- Born: 10 January 1946 Delhi, British India
- Died: 4 August 1999 (aged 53) London, United Kingdom
- Occupation: Playback singer of film songs
- Years active: 1973 – 1998
- Awards: Won 7 Nigar Awards during his career

= Akhlaq Ahmed =

Pakistani playback singer (1946 - 1999)

Akhlaq Ahmed (10 January 1946 - 4 August 1999) was a Pakistani film playback singer whose singing talent earned him fame in the late 1970s and 1980s.

==Early life and career==
He was born in Delhi, British India in 1946 and started as a stage singer in the 1960s in Karachi, when he was a member of a famous singing group with two other artists, fellow singer Masood Rana and Nadeem, who gained much fame as a film actor. Akhlaq Ahmad was the third generation of male playback singers in the Pakistan film industry. He struggled for many years, but gained some recognition in the 1970s as a playback singer. The song "Sona Na Chandi Na Koi Mahal" in the film Bandish (1980), and "Sawan Aye Sawan Jaye" in the film Chahat (1974), are his big hit film songs. Both these songs were composed by music director Robin Ghosh. His song tally is under one hundred songs. Famous Indian singer Sonu Nigam sang many songs of Akhlaq Ahmed as Sonu's voice closely resembles Akhlaq's and released these songs in the late 1990s.

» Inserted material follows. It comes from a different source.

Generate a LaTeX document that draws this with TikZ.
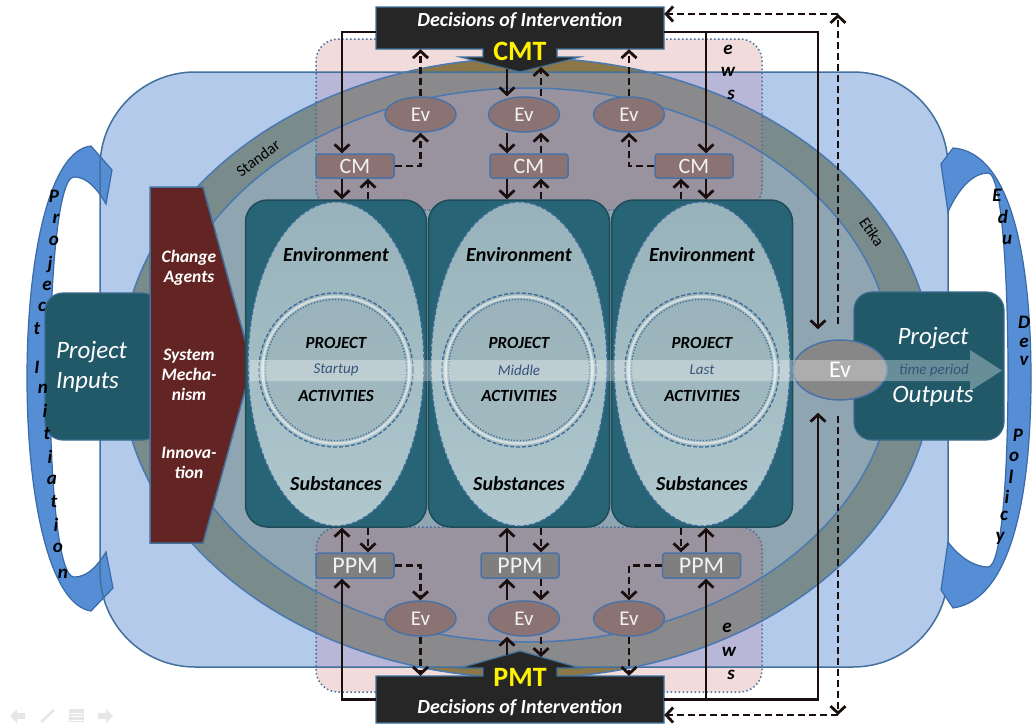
\documentclass[tikz,border=0pt]{standalone}
\usepackage{fontspec}
\setmainfont{Carlito}
\usetikzlibrary{arrows.meta,shapes.geometric,calc}
\newcommand\fsz[1]{\fontsize{#1}{#1}\selectfont}
\definecolor{bluerect}{HTML}{B3CAEA}
\definecolor{blueline}{HTML}{41719C}
\definecolor{ellline}{HTML}{4A78B0}
\definecolor{ringc}{HTML}{7A8B8C}
\definecolor{innerc}{HTML}{8FA6B2}
\definecolor{pinkc}{HTML}{F2DCDB}
\definecolor{lavc}{HTML}{B9B7D8}
\definecolor{ringpk}{HTML}{8A898C}
\definecolor{innerpk}{HTML}{99939F}
\definecolor{tanc}{HTML}{8C7748}
\definecolor{crescent}{HTML}{558ED5}
\definecolor{crescentline}{HTML}{3A6AA8}
\definecolor{tealdark}{HTML}{215968}
\definecolor{tealline}{HTML}{3A6A8E}
\definecolor{maroon}{HTML}{632523}
\definecolor{boxteal}{HTML}{276475}
\definecolor{boxline}{HTML}{1F4B5A}
\definecolor{elltop}{HTML}{97B2BA}
\definecolor{ellbot}{HTML}{AFC7CD}
\definecolor{circtop}{HTML}{9AB3BA}
\definecolor{circbot}{HTML}{A2BAC0}
\definecolor{mauve}{HTML}{8B7374}
\definecolor{grayc}{HTML}{7F7F7F}
\definecolor{evgray}{HTML}{878787}
\definecolor{nodeline}{HTML}{4A72A5}
\definecolor{arrowc}{HTML}{1A0E0E}
\definecolor{decbox}{HTML}{262626}
\definecolor{dashblue}{HTML}{3C6A9A}
\definecolor{bandtext}{HTML}{35557A}
\definecolor{txtlight}{HTML}{F2F2F2}
\definecolor{navc}{HTML}{E6E6E6}
\begin{document}
\begin{tikzpicture}[x=1pt,y=-1pt,
  sarr/.style={draw=arrowc,line width=2.8pt,-{Straight Barb[length=7pt,width=15pt]}},
  darr/.style={sarr,dash pattern=on 7pt off 4pt},
  evnode/.style={ellipse,draw=nodeline,line width=1.5pt,fill=mauve,minimum width=71pt,minimum height=35pt,inner sep=0pt,text=txtlight,font=\fsz{21}},
  cmnode/.style={rectangle,rounded corners=3pt,draw=nodeline,line width=1.5pt,fill=mauve,minimum width=78pt,minimum height=24pt,inner sep=0pt,text=txtlight,font=\fsz{22}},
  ppmnode/.style={cmnode,fill=grayc,minimum height=25pt,font=\fsz{24}},
  stagebox/.style={rectangle,rounded corners=22pt,draw=boxline,line width=1.5pt,fill=boxteal,minimum width=181pt,minimum height=327pt,inner sep=0pt},
  anchorbox/.style={rectangle,minimum width=288pt,inner sep=0pt},
  callout/.style={fill=decbox,draw=blueline,line width=1.2pt},
  boxtxt/.style={font=\fsz{20}\bfseries\itshape,text=black},
  projtxt/.style={font=\fsz{17}\bfseries\itshape,text=black},
  phasetxt/.style={font=\fsz{15}\itshape,text=bandtext},
  arcletter/.style={font=\fsz{19}\bfseries\itshape,text=black,inner sep=0pt},
  pentxt/.style={font=\fontsize{17.5}{20}\selectfont\bfseries\itshape,text=white,align=center,inner sep=0pt},
  pinkregion/.style={draw=blueline,line width=1.5pt,dash pattern=on 1.5pt off 2.5pt,rounded corners=22pt},
  dectxt/.style={font=\fsz{20}\bfseries\itshape,text=white},
  mtxt/.style={font=\fsz{28}\bfseries,text=yellow,inner sep=0pt},
]
\useasboundingbox (0,0) rectangle (1033,726);
\fill[white] (0,0) rectangle (1033,726);

% big background shape
\fill[bluerect,rounded corners=95pt] (100,72) rectangle (948,667);

% left crescent
\draw[fill=crescent,draw=crescentline,line width=1.2pt] (91,146) -- (112,170) -- (106,204) .. controls (95,185) and (85,177) .. (74,177) .. controls (58,177) and (50,280) .. (50,378) .. controls (50,480) and (58,577) .. (74,577) .. controls (85,577) and (95,570) .. (106,552) -- (113,588) -- (91,611) .. controls (50,605) and (27,500) .. (27,378) .. controls (27,255) and (50,150) .. (91,146) -- cycle;

% ring and inner ellipse
\fill[ringc] (527,368) ellipse [x radius=406pt, y radius=310pt];
\fill[innerc] (527,365) ellipse [x radius=366pt, y radius=277pt];

% pink overlays
\foreach \ya/\yb in {39/210,527/692}{
\begin{scope}
  \clip[rounded corners=22pt] (316,\ya) rectangle (762,\yb);
  \fill[pinkc] (316,\ya) rectangle (762,\yb);
  \fill[tanc] (527,368) ellipse [x radius=406pt, y radius=310pt];
  \begin{scope}
    \clip[rounded corners=95pt] (100,72) rectangle (948,667);
    \fill[lavc] (100,72) rectangle (948,667);
    \fill[ringpk] (527,368) ellipse [x radius=406pt, y radius=310pt];
    \fill[innerpk] (527,365) ellipse [x radius=366pt, y radius=277pt];
  \end{scope}
\end{scope}
}

% borders
\draw[blueline,line width=1.5pt,rounded corners=95pt] (100,72) rectangle (948,667);
\draw[ellline,line width=1.5pt] (527,368) ellipse [x radius=406pt, y radius=310pt];
\draw[ellline,line width=1.5pt] (527,365) ellipse [x radius=366pt, y radius=277pt];
\draw[pinkregion] (316,39) rectangle (762,210);
\draw[pinkregion] (316,527) rectangle (762,692);

% ring labels
\node[font=\fsz{16},rotate=37,inner sep=0pt] (stdlbl) at (258,158) {Standar};
\node[font=\fsz{16},rotate=-56,inner sep=0pt] (etlbl) at (872,232) {Etika};
\node[arcletter] at (728,50) {e};
\node[arcletter] at (728,72) {w};
\node[arcletter] at (731,95) {s};
\node[arcletter] at (727,628) {e};
\node[arcletter] at (729,652) {w};
\node[arcletter] at (731,675) {s};

% project inputs and pentagon
\node[rectangle,rounded corners=18pt,fill=tealdark,draw=tealline,line width=1.2pt,minimum width=115pt,minimum height=147pt,text width=93pt,align=left,font=\fontsize{25}{30}\selectfont\itshape,text=white,inner sep=0pt] (pin) at (102.5,366.5) {Project\\Inputs};
\draw[fill=maroon,draw=blueline,line width=1.5pt] (150,187) -- (203,187) -- (252,365) -- (203,543) -- (150,543) -- cycle;
\node[pentxt] (ca) at (189,268) {Change\\Agents};
\node[pentxt] (sm) at (189,375) {System\\Mecha-\\nism};
\node[pentxt] (inn) at (189,463) {Innova-\\tion};

% stage boxes
\foreach \i/\cx in {1/336,2/519,3/702}{
  \node[stagebox] (box\i) at (\cx,363.5) {};
  \shade[top color=elltop,bottom color=ellbot] (\cx,364) ellipse [x radius=88pt,y radius=162pt];
  \draw[dashblue,line width=1.3pt,dash pattern=on 4pt off 2pt] (\cx,364) ellipse [x radius=88pt,y radius=162pt];
  \shade[top color=circtop,bottom color=circbot] (\cx,370) circle [radius=77pt];
  \draw[dashblue,line width=1.3pt,dash pattern=on 4pt off 2pt] (\cx,370) circle [radius=77pt];
  \draw[white,opacity=0.55,line width=2.5pt] (\cx,370) circle [radius=73.5pt];
  \draw[dashblue,line width=1.2pt,dash pattern=on 1.2pt off 1.8pt] (\cx,370) circle [radius=70.5pt];
  \node[boxtxt] at (\cx,255) {Environment};
  \node[projtxt] at (\cx,343) {PROJECT};
  \node[projtxt] at (\cx,396) {ACTIVITIES};
  \node[boxtxt] at (\cx,484) {Substances};
}

% project outputs and final Ev
\node[rectangle,rounded corners=18pt,fill=tealdark,draw=tealline,line width=1.2pt,minimum width=150pt,minimum height=148pt] (pout) at (929,366) {};
\node[font=\fsz{25}\itshape,text=white] at (933,338) {Project};
\node[font=\fsz{25}\itshape,text=white] at (933,396) {Outputs};
\node[ellipse,fill=evgray,draw=nodeline,line width=1.5pt,minimum width=94pt,minimum height=60pt,inner sep=0pt,text=white,font=\fsz{24}] (evr) at (840,370) {Ev};

% time period band
\fill[white,fill opacity=0.32] (250,360) -- (970,360) -- (970,350) -- (1002,370.5) -- (970,391) -- (970,381) -- (250,381) -- cycle;
\node[phasetxt] at (336,370) {Startup};
\node[phasetxt] at (519,370) {Middle};
\node[phasetxt] at (702,370) {Last};
\node[phasetxt] at (934,370) {time period};

% right crescent
\draw[fill=crescent,draw=crescentline,line width=1.2pt] (953,148) -- (941,164) -- (948,212) .. controls (960,185) and (975,173) .. (988,173) .. controls (1002,173) and (1008,280) .. (1008,375) .. controls (1008,470) and (1002,567) .. (988,567) .. controls (975,567) and (960,558) .. (948,542) -- (941,590) -- (953,608) .. controls (1010,600) and (1031,500) .. (1031,378) .. controls (1031,255) and (1010,152) .. (953,148) -- cycle;

% crescent letters
\foreach \ch/\px/\py in {P/54/196,r/56/219,o/54/241,j/50/264,e/47/286,c/42/307,t/37/329,I/37/367,n/43/389,i/45/411,t/47/434,i/50/457,a/52/480,t/54/502,i/56/525,o/58/548,n/63/574}{
  \node[arcletter] at (\px,\py) {\ch};
}
\foreach \ch/\px/\py in {E/997/195,d/1003/217,u/1007/240,D/1024/322,e/1024/343,v/1024/361,P/1018/435,o/1014/457,l/1011/477,i/1007/497,c/1004/516,y/1000/538}{
  \node[arcletter] at (\px,\py) {\ch};
}

% callouts
\draw[callout] (376,7) -- (664,7) -- (664,49) -- (557,49) -- (557,57) -- (580,57) -- (520,72) -- (460,57) -- (483,57) -- (483,49) -- (376,49) -- cycle;
\node[anchorbox,minimum height=42pt] (dect) at (520,28) {};
\node[dectxt] at (520,21) {Decisions of Intervention};
\node[mtxt] (cmt) at (520,51) {CMT};
\draw[callout] (376,723) -- (664,723) -- (664,676) -- (557,676) -- (557,668) -- (580,668) -- (520,651) -- (460,668) -- (483,668) -- (483,676) -- (376,676) -- cycle;
\node[anchorbox,minimum height=47pt] (pmtb) at (520,699.5) {};
\node[dectxt] at (520,708) {Decisions of Intervention};
\node[mtxt] (pmt) at (520,677) {PMT};
\coordinate (cmttip) at (520,72);
\coordinate (pmttip) at (520,651);

% CM / Ev / PPM nodes
\node[cmnode] (cm1) at (355,166) {CM};
\node[cmnode] (cm2) at (529,166) {CM};
\node[cmnode] (cm3) at (694,166) {CM};
\node[evnode] (ev1) at (420.5,114.5) {Ev};
\node[evnode] (ev2) at (524,114.5) {Ev};
\node[evnode] (ev3) at (629,114.5) {Ev};
\node[ppmnode] (ppm1) at (355,565.5) {PPM};
\node[ppmnode] (ppm2) at (520,565.5) {PPM};
\node[ppmnode] (ppm3) at (701.5,565.5) {PPM};
\node[evnode] (ev4) at (420.5,618.5) {Ev};
\node[evnode] (ev5) at (524,618.5) {Ev};
\node[evnode] (ev6) at (629,618.5) {Ev};

% column coordinates
\coordinate (c1s) at (342,0); \coordinate (c1d) at (368,0);
\coordinate (c2s) at (507,0); \coordinate (c2d) at (541,0);
\coordinate (c3d) at (681,0); \coordinate (c3s) at (706,0);
\coordinate (rs) at (818,0); \coordinate (rd) at (838,0);
\coordinate (rdT) at (838,14); \coordinate (rdB) at (838,715);

% top connectors
\draw[sarr] ([yshift=-4pt]dect.west) -| (cm1.north -| c1s);
\draw[sarr] ([yshift=-4pt]dect.east) -| (cm3.north -| c3s);
\draw[sarr,shorten >=10pt] ([yshift=-4pt]dect.east) -| (evr.north -| rs);
\draw[darr] (cm1.east) -| (ev1.south);
\draw[darr] (ev1.north) -- (ev1.north |- dect.south);
\draw[sarr] ($(cmttip)+(-13,-3)$) -- (ev2.north -| c2s);
\draw[darr] (ev2.north -| c2d) -- ($(cmttip)+(21,-5)$);
\draw[sarr] (ev2.south -| c2s) -- (cm2.north -| c2s);
\draw[darr] (cm2.north -| c2d) -- (ev2.south -| c2d);
\draw[darr] (cm3.west) -| (ev3.south);
\draw[darr] (ev3.north) -- (ev3.north |- dect.south);
\draw[sarr] (cm1.south -| c1s) -- (box1.north -| c1s);
\draw[darr] (box1.north -| c1d) -- (cm1.south -| c1d);
\draw[sarr] (cm2.south -| c2s) -- (box2.north -| c2s);
\draw[darr] (box2.north -| c2d) -- (cm2.south -| c2d);
\draw[sarr] (cm3.south -| c3s) -- (box3.north -| c3s);
\draw[darr] (box3.north -| c3d) -- (cm3.south -| c3d);
\draw[darr,shorten <=15pt] (evr.north -| rd) -- (rdT);
\draw[darr] (rdT) -- (rdT -| dect.east);

% bottom connectors
\draw[sarr] (pmtb.west) -| (ppm1.south -| c1s);
\draw[sarr] (pmtb.east) -| (ppm3.south -| c3s);
\draw[sarr,shorten >=12pt] (pmtb.east) -| (evr.south -| rs);
\draw[sarr] (ppm1.north -| c1s) -- (box1.south -| c1s);
\draw[darr] (box1.south -| c1d) -- (ppm1.north -| c1d);
\draw[darr] (ppm1.east) -| (ev4.north);
\draw[darr] (ev4.south) -- (ev4.south |- pmtb.north);
\draw[sarr] (ppm2.north -| c2s) -- (box2.south -| c2s);
\draw[darr] (box2.south -| c2d) -- (ppm2.north -| c2d);
\draw[sarr] (ev5.north -| c2s) -- (ppm2.south -| c2s);
\draw[darr] (ppm2.south -| c2d) -- (ev5.north -| c2d);
\draw[sarr] ($(pmttip)+(-13,4)$) -- (ev5.south -| c2s);
\draw[darr] (ev5.south -| c2d) -- ($(pmttip)+(21,6)$);
\draw[darr] (ppm3.west) -| (ev6.north);
\draw[darr] (ev6.south) -- (ev6.south |- pmtb.north);
\draw[darr] (box3.south -| c3d) -- (ppm3.north -| c3d);
\draw[sarr] (ppm3.north -| c3s) -- (box3.south -| c3s);
\draw[darr,shorten <=15pt] (evr.south -| rd) -- (rdB);
\draw[darr] (rdB) -- (rdB -| pmtb.east);

% faint slide navigation icons
\fill[navc] (10,716) -- (17,709) -- (17,713) -- (25,713) -- (25,719) -- (17,719) -- (17,723) -- cycle;
\draw[navc,line width=2.5pt] (41,722) -- (54,710);
\fill[navc] (69,709) rectangle (84,722);
\draw[white,line width=0.8pt] (70,713) -- (83,713) (70,716.5) -- (83,716.5) (70,720) -- (83,720);
\fill[navc] (98,713) -- (106,713) -- (106,709) -- (113,716) -- (106,723) -- (106,719) -- (98,719) -- cycle;
\end{tikzpicture}
\end{document}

Earlier Akhlaq Ahmed had first started singing for friends at gatherings just for fun. He was later member of a famous singing group from Karachi with two other artists, film playback singer Masood Rana and film actor Nadeem. He initially started singing as a stage singer in the 1960s. Akhlaq Ahmed debuted as a film singer in the 1973 film Pazaib with music by Lal Mohammad Iqbal. He was unable to get a dominant place in the Pakistan film industry because when he started his singing career Ahmed Rushdi was the prominent playback singer in the Pakistani film industry. Despite that, he remained a somewhat successful singer in the late 1970s and 1980s due to his singing talent.

==Death==
Akhlaq Ahmed spent the last few years of his life battling blood cancer which was diagnosed back in 1985. His wife, an employee at Pakistan International Airlines (PIA), admitted him at a hospital in London. He died on 4 August 1999, at London and was laid to rest at Walthem Forest Muslim Cemetery in London.

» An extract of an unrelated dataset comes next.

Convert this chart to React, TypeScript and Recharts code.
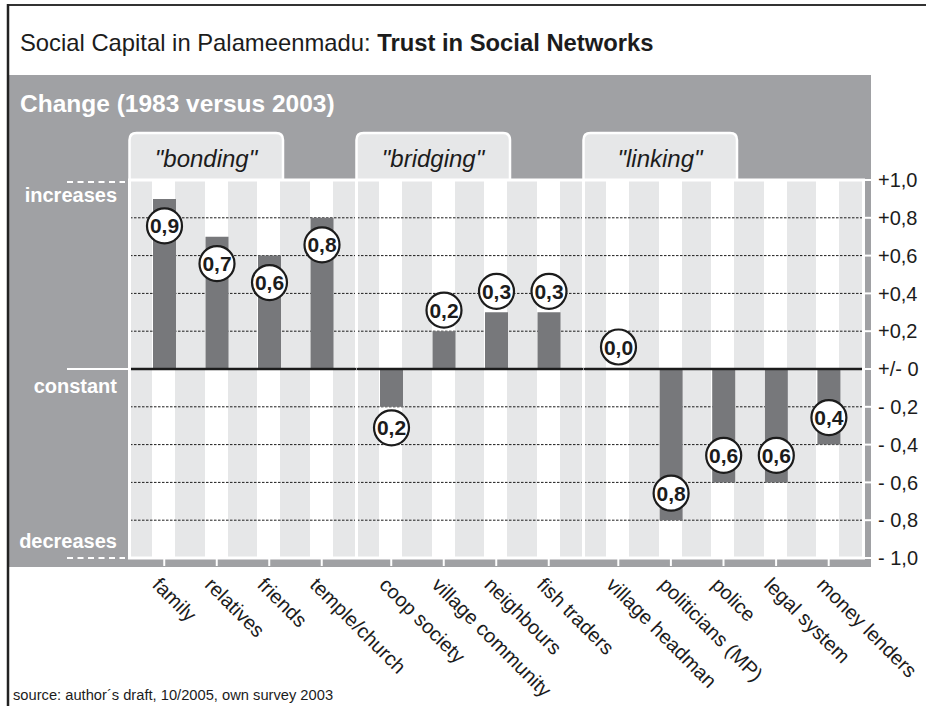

His last film as a singer was Nikah (1998).

==Popular songs==
- Sawan Aye, Sawan Jaye, Tujh Ko Pukaren Geet Hamaray... 1974 (Film: Chahat, Music: Robin Ghosh)
- Ae Dil, Apna Dard Chhupa Kar, Geet Khushi Kay Gaye Ja..1975 (Film: Pehchan - Music: Nisar Bazmi)
- Raat Bhar Jiya Mora Mujhay Kyun Sataye..1975 (Film: Umang - Music: Robin Ghosh)
- Dekho Yeh Kon Aa Geya, Ban Kay Nasha Chha Geya..1975 (Film: 2 Sathi - Music: Robin Ghosh)
- Ek Thi Guriya Bari Bholi Bhali..1975 (Film: 2 Sathi - Music: Robin Ghosh)
- Main Hun, Rastey Ka Pathar, Hay Naseeb Mera Thokar..1976 (Film: Rastay Ka Pathar - Music: Nashad)
- Sathi Meray, Bin Teray, Kaisay Beetay Gi..1976 (Film: Zubaida - Music: Kamal Ahmed)
- Sona Na Chandi, Na Koi Mahal, Jan-e-Mann..1980 (Film: Bandish - Music: Robin Ghosh)
- Samaan, Woh Khawab Sa Samaa..1980 (Film: Nahin Abhi Nahin - Music: Robin Ghosh)
- Kabhi Khwahishon Nay Loota..1982 (Film: Mehrbani - Music: M. Ashraf)

==Awards and recognition==
- 7 Nigar Awards for Best Male Playback Singer - won this award 7 times in 1980, 1982, 1983, 1984, 1986, 1987 and in 1990.